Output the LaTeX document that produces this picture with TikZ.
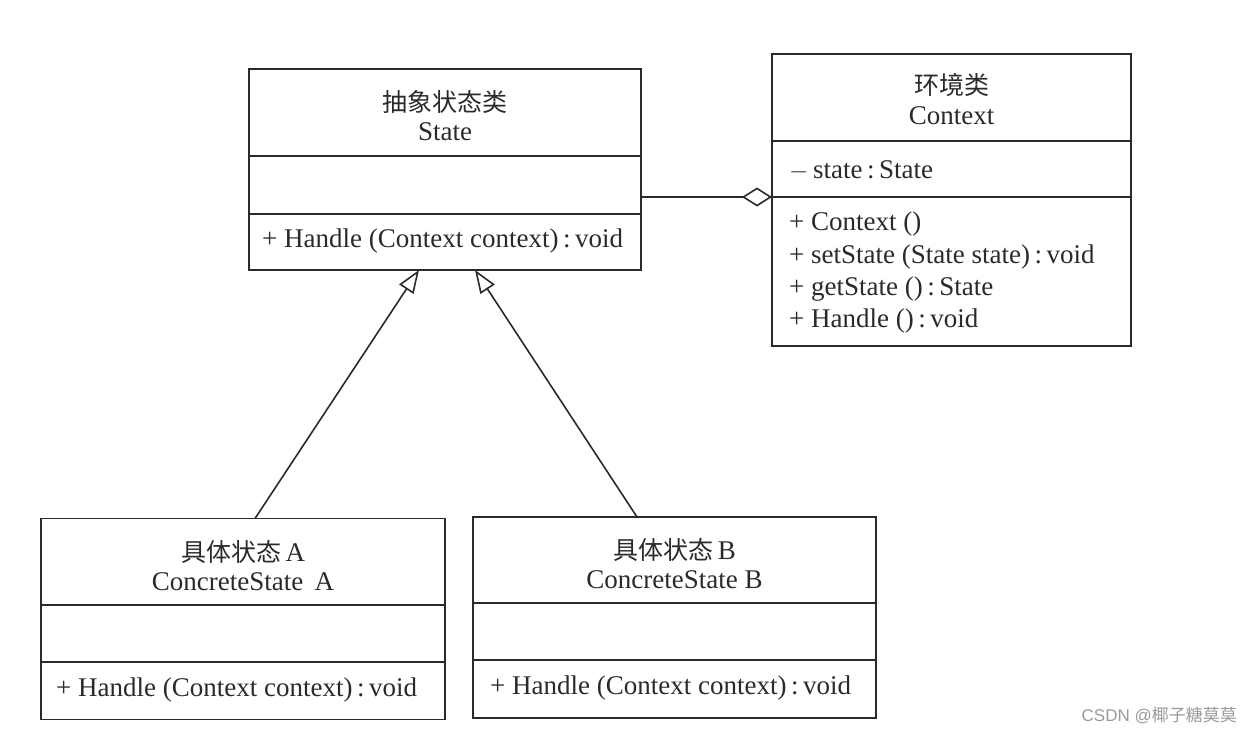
\documentclass[tikz,border=0pt]{standalone}
\usepackage{fontspec}
\setmainfont{Liberation Serif}
\newfontfamily\cjk{Noto Sans CJK SC}
\newfontfamily\wmfont{Liberation Sans}
\usetikzlibrary{arrows.meta}
\definecolor{ink}{HTML}{2A2A2A}
\definecolor{wm}{HTML}{9A9A9A}
\begin{document}
\begin{tikzpicture}[x=1pt,y=-1pt,
  box/.style={draw=ink, line width=1.8pt, minimum width=#1, inner sep=0pt, outer sep=0pt},
  divider/.style={draw=ink, line width=1.8pt},
  lbl/.style={text=ink, font=\fontsize{27}{31}\selectfont, inner sep=0pt},
  title/.style={lbl, align=center},
  member/.style={lbl, anchor=west},
  inherit/.style={draw=ink, line width=1.6pt, -{Triangle[open, length=23pt, width=17pt, line width=1.6pt]}},
  aggr/.style={draw=ink, line width=1.6pt, -{Diamond[open, length=30pt, width=19pt, line width=1.6pt]}}]
\useasboundingbox (0,0) rectangle (1252,734);

% ---- State (abstract) ----
\node[box=392pt, minimum height=201pt] (S) at (445,169.5) {};
\draw[divider] (249,156) -- (641,156);
\draw[divider] (249,214) -- (641,214);
\node[title] (St1) at (445,102) {\cjk\fontsize{25}{30}\selectfont 抽象状态类};
\node[title] (St2) at (445,132) {State};
\node[member] (Sm1) at (262,241) {+ Handle (Context context)\,:\,void};

% ---- Context ----
\node[box=359pt, minimum height=292pt] (C) at (951.5,200) {};
\draw[divider] (772,141) -- (1131,141);
\draw[divider] (772,197) -- (1131,197);
\node[title] (Ct1) at (951.5,85) {\cjk\fontsize{25}{30}\selectfont 环境类};
\node[title] (Ct2) at (951.5,116) {Context};
\node[member] (Ca1) at (789,171) {$-$\,state\,:\,State};
\node[member] (Cm1) at (789,224) {+ Context ()};
\node[member] (Cm2) at (789,257) {+ setState (State state)\,:\,void};
\node[member] (Cm3) at (789,289) {+ getState ()\,:\,State};
\node[member] (Cm4) at (789,321) {+ Handle ()\,:\,void};

% ---- ConcreteState A ----
\node[box=404pt, minimum height=201pt] (A) at (243,619) {};
\draw[divider] (41,605) -- (445,605);
\draw[divider] (41,662) -- (445,662);
\node[title] (At1) at (243,552) {{\cjk\fontsize{25}{30}\selectfont 具体状态}\,A};
\node[title] (At2) at (243,582) {ConcreteState\, A};
\node[member] (Am1) at (56,690) {+ Handle (Context context)\,:\,void};

% ---- ConcreteState B ----
\node[box=403pt, minimum height=201pt] (B) at (674.5,617.5) {};
\draw[divider] (473,603) -- (876,603);
\draw[divider] (473,660) -- (876,660);
\node[title] (Bt1) at (674.5,550) {{\cjk\fontsize{25}{30}\selectfont 具体状态}\,B};
\node[title] (Bt2) at (674.5,580) {ConcreteState B};
\node[member] (Bm1) at (490,688) {+ Handle (Context context)\,:\,void};

% ---- connectors ----
\coordinate (aStart) at (A.north -| 255,0);
\coordinate (aEnd) at (S.south -| 419,0);
\coordinate (bStart) at (B.north -| 637,0);
\coordinate (bEnd) at (S.south -| 475,0);
\draw[inherit] (aStart) -- (aEnd);
\draw[inherit] (bStart) -- (bEnd);
\coordinate (agY) at (0,197);
\draw[aggr] (S.east |- agY) -- (C.west |- agY);

% ---- watermark ----
\node[text=wm, font=\wmfont\fontsize{17}{20}\selectfont, anchor=east, inner sep=0pt] (wmk) at (1237,715) {CSDN @{\cjk 椰子糖莫莫}};
\end{tikzpicture}
\end{document}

__AIM__:
Quote the full listing above word for word; exclude every picture from the copy.

__SOLUTION TO THIS TASK__:
Output the LaTeX document that produces this picture with TikZ.
\documentclass[tikz,border=0pt]{standalone}
\usepackage{fontspec}
\setmainfont{Liberation Serif}
\newfontfamily\cjk{Noto Sans CJK SC}
\newfontfamily\wmfont{Liberation Sans}
\usetikzlibrary{arrows.meta}
\definecolor{ink}{HTML}{2A2A2A}
\definecolor{wm}{HTML}{9A9A9A}
\begin{document}
\begin{tikzpicture}[x=1pt,y=-1pt,
  box/.style={draw=ink, line width=1.8pt, minimum width=#1, inner sep=0pt, outer sep=0pt},
  divider/.style={draw=ink, line width=1.8pt},
  lbl/.style={text=ink, font=\fontsize{27}{31}\selectfont, inner sep=0pt},
  title/.style={lbl, align=center},
  member/.style={lbl, anchor=west},
  inherit/.style={draw=ink, line width=1.6pt, -{Triangle[open, length=23pt, width=17pt, line width=1.6pt]}},
  aggr/.style={draw=ink, line width=1.6pt, -{Diamond[open, length=30pt, width=19pt, line width=1.6pt]}}]
\useasboundingbox (0,0) rectangle (1252,734);

% ---- State (abstract) ----
\node[box=392pt, minimum height=201pt] (S) at (445,169.5) {};
\draw[divider] (249,156) -- (641,156);
\draw[divider] (249,214) -- (641,214);
\node[title] (St1) at (445,102) {\cjk\fontsize{25}{30}\selectfont 抽象状态类};
\node[title] (St2) at (445,132) {State};
\node[member] (Sm1) at (262,241) {+ Handle (Context context)\,:\,void};

% ---- Context ----
\node[box=359pt, minimum height=292pt] (C) at (951.5,200) {};
\draw[divider] (772,141) -- (1131,141);
\draw[divider] (772,197) -- (1131,197);
\node[title] (Ct1) at (951.5,85) {\cjk\fontsize{25}{30}\selectfont 环境类};
\node[title] (Ct2) at (951.5,116) {Context};
\node[member] (Ca1) at (789,171) {$-$\,state\,:\,State};
\node[member] (Cm1) at (789,224) {+ Context ()};
\node[member] (Cm2) at (789,257) {+ setState (State state)\,:\,void};
\node[member] (Cm3) at (789,289) {+ getState ()\,:\,State};
\node[member] (Cm4) at (789,321) {+ Handle ()\,:\,void};

% ---- ConcreteState A ----
\node[box=404pt, minimum height=201pt] (A) at (243,619) {};
\draw[divider] (41,605) -- (445,605);
\draw[divider] (41,662) -- (445,662);
\node[title] (At1) at (243,552) {{\cjk\fontsize{25}{30}\selectfont 具体状态}\,A};
\node[title] (At2) at (243,582) {ConcreteState\, A};
\node[member] (Am1) at (56,690) {+ Handle (Context context)\,:\,void};

% ---- ConcreteState B ----
\node[box=403pt, minimum height=201pt] (B) at (674.5,617.5) {};
\draw[divider] (473,603) -- (876,603);
\draw[divider] (473,660) -- (876,660);
\node[title] (Bt1) at (674.5,550) {{\cjk\fontsize{25}{30}\selectfont 具体状态}\,B};
\node[title] (Bt2) at (674.5,580) {ConcreteState B};
\node[member] (Bm1) at (490,688) {+ Handle (Context context)\,:\,void};

% ---- connectors ----
\coordinate (aStart) at (A.north -| 255,0);
\coordinate (aEnd) at (S.south -| 419,0);
\coordinate (bStart) at (B.north -| 637,0);
\coordinate (bEnd) at (S.south -| 475,0);
\draw[inherit] (aStart) -- (aEnd);
\draw[inherit] (bStart) -- (bEnd);
\coordinate (agY) at (0,197);
\draw[aggr] (S.east |- agY) -- (C.west |- agY);

% ---- watermark ----
\node[text=wm, font=\wmfont\fontsize{17}{20}\selectfont, anchor=east, inner sep=0pt] (wmk) at (1237,715) {CSDN @{\cjk 椰子糖莫莫}};
\end{tikzpicture}
\end{document}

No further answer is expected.